Burke asks this Court to “return A.B. to a placement in the general education classroom with appropriate support services as identified in the IEP dated September 19, 2016” and to “identify what actions will be taken against school personnel for the predetermination of student placement and assignment.” (Doc. # 9 at 5; Doc. # 26 at 21). This is not relief that this Court can grant for a student located outside of the Hillsborough County School District.

Id. at *3.

The court said that the possibility that the parent could be assigned back to the air force base in Hillsborough County did not save the case. Although a case may not be moot when the claim is capable of repetition yet evading review, the parent did not establish the applicability of that rule to the court’s satisfaction. And although the complaint in court sought money damages, which would keep the case from being moot even if prospective relief were unavailable, the court held that the relief had not been sought in the administrative hearing, and so was barred by exhaustion doctrine. In the due process complaint, the parent had requested an “Award of compensatory consideration for the amount of time and services denied the student as a result of the denial of a free and appropriate public education,” but he never raised the issue in the hearing despite placing in a proposed order a statement that the parent provided “279 hours of ABA therapy” when the child was at Hillsborough and that the parent should be entitled to reimbursement for it. The court ruled that the request for reimbursement was abandoned.

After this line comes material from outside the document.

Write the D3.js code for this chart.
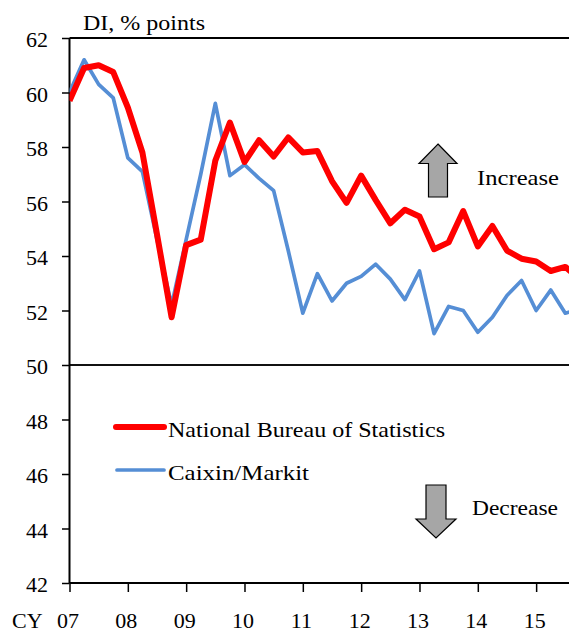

Mootness is a recurrent issue in due process litigation. In an unpublished opinion in January, the Second Circuit overturned a mootness dismissal, relying on the doctrine concerning cases capable of repetition yet evading review and stating that the time period typically covered by an IEP is too short for a claim to be fully litigated. Toth v. New York City Dep’t of Educ., 720 F. App’x 48, 71 IDELR 76 (2d Cir. 2018). In that case, however, subsequent IEPs created a valid risk that the denial of services being challenged would recur. Before dismissing a case on grounds of mootness, an impartial hearing officer needs to consider the applicability of potential exceptions to the mootness doctrine.

The Burke case also underlines the importance of the hearing officer working through the due process complaint during a prehearing conference to specifically identify the issues to be determined and the relief being sought, and then, when rendering a decision, ruling on every issue so that if a claim is abandoned, that outcome will be obvious from a review of the due process decision.